I’m a cognitive scientist, currently employed as a Professor by the School of Psychology, University of Plymouth, U.K.
I became interested in artificial intelligence through an early interest in computers (I was paid for my first computer program at age 14). I studied psychology as an undergraduate (Southampton, 1990 - 1993) because of a (still-held) belief that psychology can inform the design of intelligent systems. A continuing interest in neural networks led to me studying for a Ph.D. with computational learning theorist Ian McLaren (Cambridge, 1994 - 1998). I continued my Ph.D. research as a Junior Research Fellow (Emmanuel College, Cambridge, 1998 - 2000). During my six years at Cambridge, my research was focussed on the formal modelling of categorical decisions, and on processes of perceptual and unsupervised learning.
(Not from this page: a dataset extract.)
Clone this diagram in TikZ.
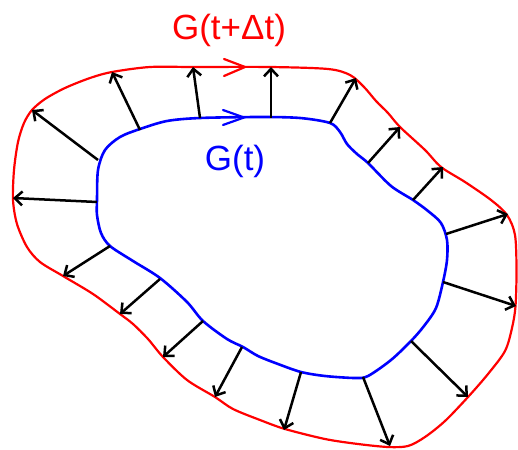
\documentclass[tikz,border=0pt]{standalone}
\usepackage{fontspec}
\setmainfont{Liberation Sans}
\usetikzlibrary{arrows.meta}
\definecolor{myred}{RGB}{255,0,0}
\definecolor{myblue}{RGB}{0,0,255}
\tikzset{
  outerline/.style={myred,line width=2.2pt,line join=round},
  innerline/.style={myblue,line width=2.6pt,line join=round},
  normalarrow/.style={black,line width=2.5pt,-{Straight Barb[length=7.5pt,width=14pt]}},
  chevron/.style={line width=2.2pt,line cap=round,line join=miter},
  lbl/.style={font=\fontsize{35}{40}\selectfont,anchor=base,inner sep=0pt}
}
\begin{document}
\begin{tikzpicture}[x=1pt,y=-1pt]
\useasboundingbox (0,0) rectangle (518,449);
% outer curve
\draw[outerline] plot[smooth cycle,tension=0.5] coordinates {
(13,200) (14,170) (18,142) (24,123) (32,110) (45,99) (65,88) (90,78) (112,72) (150,67) (193,67) (270,67) (328,69) (350,75) (364,87) (376,101) (388,113) (400,127) (425,150) (441,167) (465,182) (491,200) (507,215) (515,235) (516.5,270) (515.5,306) (512,328) (505,351) (488,374) (468,397) (445,421) (425,437) (408,446) (388,447) (358,444) (325,439) (285,429) (260,420) (233,409) (215,397) (187,380) (163,357) (148,339) (133,324) (120,314) (93,294) (63,276) (40,262) (27,247) (17,224)};
% inner curve
\draw[innerline] plot[smooth cycle,tension=0.5] coordinates {
(97,200) (98,170) (105,150) (120,137) (140,129) (167,121) (200,118) (260,117) (300,118) (330,123) (340,132) (347,144) (357,154) (368,163) (391,186) (413,200) (428,211) (441,223) (447,240) (447,260) (443,282) (436,308) (424,326) (411,341) (391,360) (368,376) (355,378) (325,376) (301,372) (278,364) (258,356) (243,347) (227,339) (203,321) (187,302) (160,278) (133,261) (110,246) (101,233) (97,215)};
% direction chevrons
\draw[chevron,myred] (224,59) -- (245,67) -- (224,76);
\draw[chevron,myblue] (223,110) -- (244,117.5) -- (223,125);
% labels
\node[lbl,text=myred] (lout) at (229,40) {G(t+Δt)};
\node[lbl,text=myblue] (lin) at (235,170) {G(t)};
% arrow end points
\foreach \n/\sx/\sy/\ex/\ey in {
 1/97/202/13/198, 2/98/160/32/110, 3/140/130/112/72, 4/200/118/193/67,
 5/271/118/271/67, 6/330/123/356/78, 7/368/163/400/127, 8/413/200/443/167,
 9/446/234/508/214, 10/443/282/516/306, 11/411/341/468/397, 12/363/377/390/446,
 13/301/372/284/430, 14/242/347/215/397, 15/203/321/163/357, 16/160/279/120/314,
 17/110/246/63/276}{
  \coordinate (s\n) at (\sx,\sy);
  \coordinate (e\n) at (\ex,\ey);
  \draw[normalarrow] (s\n) -- (e\n);
}
\end{tikzpicture}
\end{document}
Keen to secure a permanent position, and interested in teaching as well as research, I moved to Exeter University, where I became a lecturer (2000), senior lecturer (2005), and then associate professor (2006), in the School of Psychology. During my twelve years at Exeter, my research was principally on the topics of (a) the relation between attention and learning, (b) computational modelling of categorization, (c) object classification, and (d) dual-process theories of categorization. I also became heavily involved in the management of teaching, culminating in a six-year stint as the Director of Teaching for the School.
In 2012, I moved to Plymouth to take up a full professor role there. Since then, I’ve been focussing less on management, and more on research, pursuing the same four principal topics as I did in Exeter. Since arriving at Plymouth, I’ve also chaired a major redesign of the undergraduate curriculum, overseen the transition from teaching undergraduates SPSS to teaching them R, built and maintained an R package to support formal modelling in categorization, and become an advocate of open science, and of open-source software. Oh, and I co-ordinated our REF 2021 submission, and served for a brief period as Associate Head of Research.